** Begin INFORMATION PROVIDED **
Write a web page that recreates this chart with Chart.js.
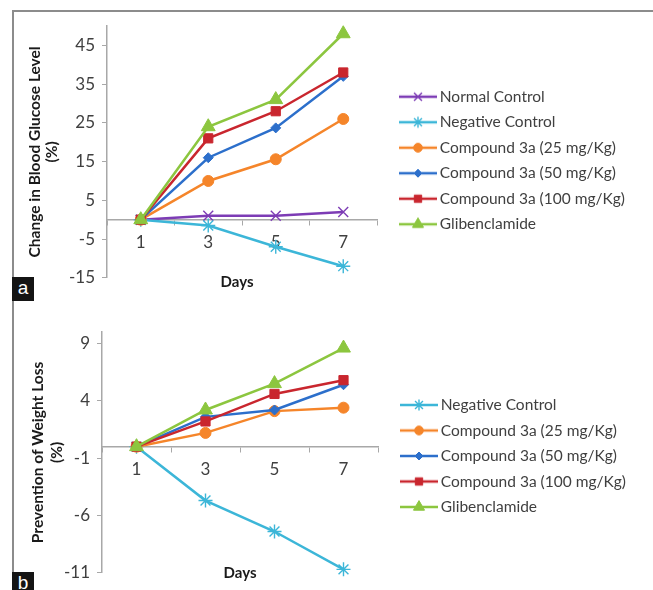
<!DOCTYPE html>
<html>
<head>
<meta charset="utf-8">
<script src="https://cdn.jsdelivr.net/npm/chart.js@4.4.1/dist/chart.umd.min.js"></script>
<style>
  html, body { margin: 0; padding: 0; background: #fff; }
  #page { position: relative; width: 653px; height: 590px; overflow: hidden; font-family: Lato, sans-serif; }
  #frame { position: absolute; left: 12px; top: 10px; width: 650px; height: 600px;
           border-left: 2px solid #8c8c8c; border-top: 2px solid #8c8c8c; }
  canvas { position: absolute; left: 0; }
  .tag { position: absolute; left: 12px; width: 22px; height: 24px; background: #141414; color: #fff;
         font: 19px "Liberation Sans", Arial, sans-serif; text-align: center; line-height: 22px; }
  .days { position: absolute; width: 100px; text-align: center; font: bold 15px Lato, sans-serif; color: #1a1a1a; }
</style>
</head>
<body>
<div id="page">
  <div id="frame"></div>
  <canvas id="glucoseChart" width="653" height="295" style="top:0"></canvas>
  <canvas id="weightChart" width="653" height="295" style="top:295px"></canvas>
  <div class="days" style="left:187px;top:272px">Days</div>
  <div class="days" style="left:190px;top:563px">Days</div>
  <div class="tag" style="top:277px">a</div>
  <div class="tag" style="top:572px">b</div>
</div>
<script>
/* Blood glucose / weight loss line charts, two panels */

const days = ['1', '3', '5', '7'];

// panel a - change in blood glucose level (%)
const glucoseNormal   = [0, 1, 1, 2];
const glucoseNegative = [0, -1.5, -7, -12];
const glucose25       = [0, 10, 15.6, 26];
const glucose50       = [0, 16, 23.7, 37];
const glucose100      = [0, 21, 28, 38];
const glucoseGlib     = [0, 24, 31, 48];
const glucoseTicks    = [-15, -5, 5, 15, 25, 35, 45];

// panel b - prevention of weight loss (%)
const weightNegative = [0, -4.7, -7.4, -10.7];
const weight25       = [0, 1.2, 3.1, 3.4];
const weight50       = [0, 2.6, 3.2, 5.4];
const weight100      = [0, 2.2, 4.6, 5.8];
const weightGlib     = [0, 3.2, 5.5, 8.6];
const weightTicks    = [-11, -6, -1, 4, 9];

const STYLES = {
    normal:   { color: '#7d3cb5', point: 'crossRot', radius: 7, border: 1.4 },
    negative: { color: '#3cb6d8', point: 'star',     radius: 7, border: 1.4 },
    c25:      { color: '#f5852a', point: 'circle',   radius: 5.5, border: 1 },
    c50:      { color: '#2c6fcb', point: 'rectRot',  radius: 5, border: 1 },
    c100:     { color: '#c9262e', point: 'rect',     radius: 6.5, border: 1 },
    glib:     { color: '#8cc63f', point: 'triangle', radius: 8, border: 1 },
};

const AXIS = '#a8a8a8';
const TEXT = '#404040';

function makeSet(label, data, st, idx, count) {
    return {
        label,
        data,
        borderColor: st.color,
        backgroundColor: st.color,
        borderWidth: 2.5,
        pointStyle: st.point,
        pointRadius: st.radius,
        pointBorderWidth: st.border,
        pointBackgroundColor: st.color,
        pointBorderColor: st.color,
        tension: 0,
        clip: false,
        order: count - idx, // later series on top, like the original
        _style: st,
    };
}

// legend sample: short line with the marker in the middle
function legendSample(st) {
    const c = document.createElement('canvas');
    c.width = 55; c.height = 18;
    const ctx = c.getContext('2d');
    ctx.strokeStyle = st.color;
    ctx.fillStyle = st.color;
    ctx.lineWidth = 2.5;
    ctx.beginPath();
    ctx.moveTo(17, 9);
    ctx.lineTo(55, 9);
    ctx.stroke();
    ctx.lineWidth = st.border;
    Chart.helpers.drawPoint(ctx, { pointStyle: st.point, radius: st.radius * 0.8, rotation: 0, borderWidth: st.border }, 36, 9);
    return c;
}

function buildChart(canvasId, sets, o) {
    const chart = new Chart(document.getElementById(canvasId), {
        type: 'line',
        data: { labels: days, datasets: sets },
        options: {
            responsive: false,
            animation: false,
            layout: { padding: { top: o.top, right: 30, bottom: o.bottom, left: 0 } },
            plugins: {
                tooltip: { enabled: false },
                legend: {
                    position: 'right',
                    align: 'center',
                    maxWidth: 320,
                    labels: {
                        usePointStyle: true,
                        pointStyleWidth: 45,
                        boxHeight: 15,
                        padding: 10,
                        color: TEXT,
                        font: { family: 'Lato', size: 15.5 },
                        generateLabels: (ch) => ch.data.datasets.map((ds, i) => ({
                            text: ds.label,
                            fontColor: TEXT,
                            pointStyle: legendSample(ds._style),
                            fillStyle: ds.borderColor,
                            strokeStyle: ds.borderColor,
                            lineWidth: 0,
                            hidden: false,
                            datasetIndex: i,
                        })),
                    },
                },
            },
            scales: {
                x: {
                    type: 'category',
                    offset: true,
                    position: { y: 0 },
                    grid: { drawOnChartArea: false, drawTicks: true, tickLength: 5, offset: true, color: AXIS },
                    border: { color: AXIS, width: 1.5 },
                    ticks: { color: TEXT, padding: 8, font: { family: 'Lato', size: 17 } },
                    afterFit: (s) => { s.height = o.xHeight; },
                },
                y: {
                    min: o.min,
                    max: o.max,
                    grid: { drawOnChartArea: false, drawTicks: true, tickLength: 5, color: AXIS },
                    border: { color: AXIS, width: 1.5 },
                    ticks: { color: TEXT, padding: 7, font: { family: 'Lato', size: 17 } },
                    afterBuildTicks: (s) => { s.ticks = o.ticks.map(v => ({ value: v })); },
                    afterFit: (s) => { s.width = o.yWidth; },
                    title: {
                        display: true,
                        text: o.title,
                        color: '#1a1a1a',
                        font: { family: 'Lato', size: 15.5, weight: 'bold', lineHeight: o.titleLine },
                        padding: { top: o.titlePad, bottom: 0 },
                    },
                },
            },
        },
    });
    // push the legend so the plot ends where the original's does
    const diff = o.right - chart.chartArea.right;
    chart.options.layout.padding = { top: o.top, right: 30 - diff, bottom: o.bottom, left: 0 };
    chart.update();
    return chart;
}

const glucoseSets = [
    ['Normal Control', glucoseNormal, STYLES.normal],
    ['Negative Control', glucoseNegative, STYLES.negative],
    ['Compound 3a (25 mg/Kg)', glucose25, STYLES.c25],
    ['Compound 3a (50 mg/Kg)', glucose50, STYLES.c50],
    ['Compound 3a (100 mg/Kg)', glucose100, STYLES.c100],
    ['Glibenclamide', glucoseGlib, STYLES.glib],
].map((s, i, all) => makeSet(s[0], s[1], s[2], i, all.length));

const weightSets = [
    ['Negative Control', weightNegative, STYLES.negative],
    ['Compound 3a (25 mg/Kg)', weight25, STYLES.c25],
    ['Compound 3a (50 mg/Kg)', weight50, STYLES.c50],
    ['Compound 3a (100 mg/Kg)', weight100, STYLES.c100],
    ['Glibenclamide', weightGlib, STYLES.glib],
].map((s, i, all) => makeSet(s[0], s[1], s[2], i, all.length));

buildChart('glucoseChart', glucoseSets, {
    min: -15, max: 50, ticks: glucoseTicks,
    top: 26, bottom: 0, xHeight: 21, yWidth: 107, right: 377,
    title: ['Change in Blood Glucose Level', '(%)'], titleLine: 1.1, titlePad: 26.5,
});

buildChart('weightChart', weightSets, {
    min: -11, max: 10, ticks: weightTicks,
    top: 37, bottom: 10, xHeight: 23, yWidth: 102, right: 378,
    title: ['Prevention of Weight Loss', '(%)'], titleLine: 1.25, titlePad: 28,
});
</script>
</body>
</html>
** End INFORMATION PROVIDED **
WORK TO DO
Leave out the pictures and reproduce the rest of the listing exactly.

EXERCISE RESULT
Write a web page that recreates this chart with Chart.js.
<!DOCTYPE html>
<html>
<head>
<meta charset="utf-8">
<script src="https://cdn.jsdelivr.net/npm/chart.js@4.4.1/dist/chart.umd.min.js"></script>
<style>
  html, body { margin: 0; padding: 0; background: #fff; }
  #page { position: relative; width: 653px; height: 590px; overflow: hidden; font-family: Lato, sans-serif; }
  #frame { position: absolute; left: 12px; top: 10px; width: 650px; height: 600px;
           border-left: 2px solid #8c8c8c; border-top: 2px solid #8c8c8c; }
  canvas { position: absolute; left: 0; }
  .tag { position: absolute; left: 12px; width: 22px; height: 24px; background: #141414; color: #fff;
         font: 19px "Liberation Sans", Arial, sans-serif; text-align: center; line-height: 22px; }
  .days { position: absolute; width: 100px; text-align: center; font: bold 15px Lato, sans-serif; color: #1a1a1a; }
</style>
</head>
<body>
<div id="page">
  <div id="frame"></div>
  <canvas id="glucoseChart" width="653" height="295" style="top:0"></canvas>
  <canvas id="weightChart" width="653" height="295" style="top:295px"></canvas>
  <div class="days" style="left:187px;top:272px">Days</div>
  <div class="days" style="left:190px;top:563px">Days</div>
  <div class="tag" style="top:277px">a</div>
  <div class="tag" style="top:572px">b</div>
</div>
<script>
/* Blood glucose / weight loss line charts, two panels */

const days = ['1', '3', '5', '7'];

// panel a - change in blood glucose level (%)
const glucoseNormal   = [0, 1, 1, 2];
const glucoseNegative = [0, -1.5, -7, -12];
const glucose25       = [0, 10, 15.6, 26];
const glucose50       = [0, 16, 23.7, 37];
const glucose100      = [0, 21, 28, 38];
const glucoseGlib     = [0, 24, 31, 48];
const glucoseTicks    = [-15, -5, 5, 15, 25, 35, 45];

// panel b - prevention of weight loss (%)
const weightNegative = [0, -4.7, -7.4, -10.7];
const weight25       = [0, 1.2, 3.1, 3.4];
const weight50       = [0, 2.6, 3.2, 5.4];
const weight100      = [0, 2.2, 4.6, 5.8];
const weightGlib     = [0, 3.2, 5.5, 8.6];
const weightTicks    = [-11, -6, -1, 4, 9];

const STYLES = {
    normal:   { color: '#7d3cb5', point: 'crossRot', radius: 7, border: 1.4 },
    negative: { color: '#3cb6d8', point: 'star',     radius: 7, border: 1.4 },
    c25:      { color: '#f5852a', point: 'circle',   radius: 5.5, border: 1 },
    c50:      { color: '#2c6fcb', point: 'rectRot',  radius: 5, border: 1 },
    c100:     { color: '#c9262e', point: 'rect',     radius: 6.5, border: 1 },
    glib:     { color: '#8cc63f', point: 'triangle', radius: 8, border: 1 },
};

const AXIS = '#a8a8a8';
const TEXT = '#404040';

function makeSet(label, data, st, idx, count) {
    return {
        label,
        data,
        borderColor: st.color,
        backgroundColor: st.color,
        borderWidth: 2.5,
        pointStyle: st.point,
        pointRadius: st.radius,
        pointBorderWidth: st.border,
        pointBackgroundColor: st.color,
        pointBorderColor: st.color,
        tension: 0,
        clip: false,
        order: count - idx, // later series on top, like the original
        _style: st,
    };
}

// legend sample: short line with the marker in the middle
function legendSample(st) {
    const c = document.createElement('canvas');
    c.width = 55; c.height = 18;
    const ctx = c.getContext('2d');
    ctx.strokeStyle = st.color;
    ctx.fillStyle = st.color;
    ctx.lineWidth = 2.5;
    ctx.beginPath();
    ctx.moveTo(17, 9);
    ctx.lineTo(55, 9);
    ctx.stroke();
    ctx.lineWidth = st.border;
    Chart.helpers.drawPoint(ctx, { pointStyle: st.point, radius: st.radius * 0.8, rotation: 0, borderWidth: st.border }, 36, 9);
    return c;
}

function buildChart(canvasId, sets, o) {
    const chart = new Chart(document.getElementById(canvasId), {
        type: 'line',
        data: { labels: days, datasets: sets },
        options: {
            responsive: false,
            animation: false,
            layout: { padding: { top: o.top, right: 30, bottom: o.bottom, left: 0 } },
            plugins: {
                tooltip: { enabled: false },
                legend: {
                    position: 'right',
                    align: 'center',
                    maxWidth: 320,
                    labels: {
                        usePointStyle: true,
                        pointStyleWidth: 45,
                        boxHeight: 15,
                        padding: 10,
                        color: TEXT,
                        font: { family: 'Lato', size: 15.5 },
                        generateLabels: (ch) => ch.data.datasets.map((ds, i) => ({
                            text: ds.label,
                            fontColor: TEXT,
                            pointStyle: legendSample(ds._style),
                            fillStyle: ds.borderColor,
                            strokeStyle: ds.borderColor,
                            lineWidth: 0,
                            hidden: false,
                            datasetIndex: i,
                        })),
                    },
                },
            },
            scales: {
                x: {
                    type: 'category',
                    offset: true,
                    position: { y: 0 },
                    grid: { drawOnChartArea: false, drawTicks: true, tickLength: 5, offset: true, color: AXIS },
                    border: { color: AXIS, width: 1.5 },
                    ticks: { color: TEXT, padding: 8, font: { family: 'Lato', size: 17 } },
                    afterFit: (s) => { s.height = o.xHeight; },
                },
                y: {
                    min: o.min,
                    max: o.max,
                    grid: { drawOnChartArea: false, drawTicks: true, tickLength: 5, color: AXIS },
                    border: { color: AXIS, width: 1.5 },
                    ticks: { color: TEXT, padding: 7, font: { family: 'Lato', size: 17 } },
                    afterBuildTicks: (s) => { s.ticks = o.ticks.map(v => ({ value: v })); },
                    afterFit: (s) => { s.width = o.yWidth; },
                    title: {
                        display: true,
                        text: o.title,
                        color: '#1a1a1a',
                        font: { family: 'Lato', size: 15.5, weight: 'bold', lineHeight: o.titleLine },
                        padding: { top: o.titlePad, bottom: 0 },
                    },
                },
            },
        },
    });
    // push the legend so the plot ends where the original's does
    const diff = o.right - chart.chartArea.right;
    chart.options.layout.padding = { top: o.top, right: 30 - diff, bottom: o.bottom, left: 0 };
    chart.update();
    return chart;
}

const glucoseSets = [
    ['Normal Control', glucoseNormal, STYLES.normal],
    ['Negative Control', glucoseNegative, STYLES.negative],
    ['Compound 3a (25 mg/Kg)', glucose25, STYLES.c25],
    ['Compound 3a (50 mg/Kg)', glucose50, STYLES.c50],
    ['Compound 3a (100 mg/Kg)', glucose100, STYLES.c100],
    ['Glibenclamide', glucoseGlib, STYLES.glib],
].map((s, i, all) => makeSet(s[0], s[1], s[2], i, all.length));

const weightSets = [
    ['Negative Control', weightNegative, STYLES.negative],
    ['Compound 3a (25 mg/Kg)', weight25, STYLES.c25],
    ['Compound 3a (50 mg/Kg)', weight50, STYLES.c50],
    ['Compound 3a (100 mg/Kg)', weight100, STYLES.c100],
    ['Glibenclamide', weightGlib, STYLES.glib],
].map((s, i, all) => makeSet(s[0], s[1], s[2], i, all.length));

buildChart('glucoseChart', glucoseSets, {
    min: -15, max: 50, ticks: glucoseTicks,
    top: 26, bottom: 0, xHeight: 21, yWidth: 107, right: 377,
    title: ['Change in Blood Glucose Level', '(%)'], titleLine: 1.1, titlePad: 26.5,
});

buildChart('weightChart', weightSets, {
    min: -11, max: 10, ticks: weightTicks,
    top: 37, bottom: 10, xHeight: 23, yWidth: 102, right: 378,
    title: ['Prevention of Weight Loss', '(%)'], titleLine: 1.25, titlePad: 28,
});
</script>
</body>
</html>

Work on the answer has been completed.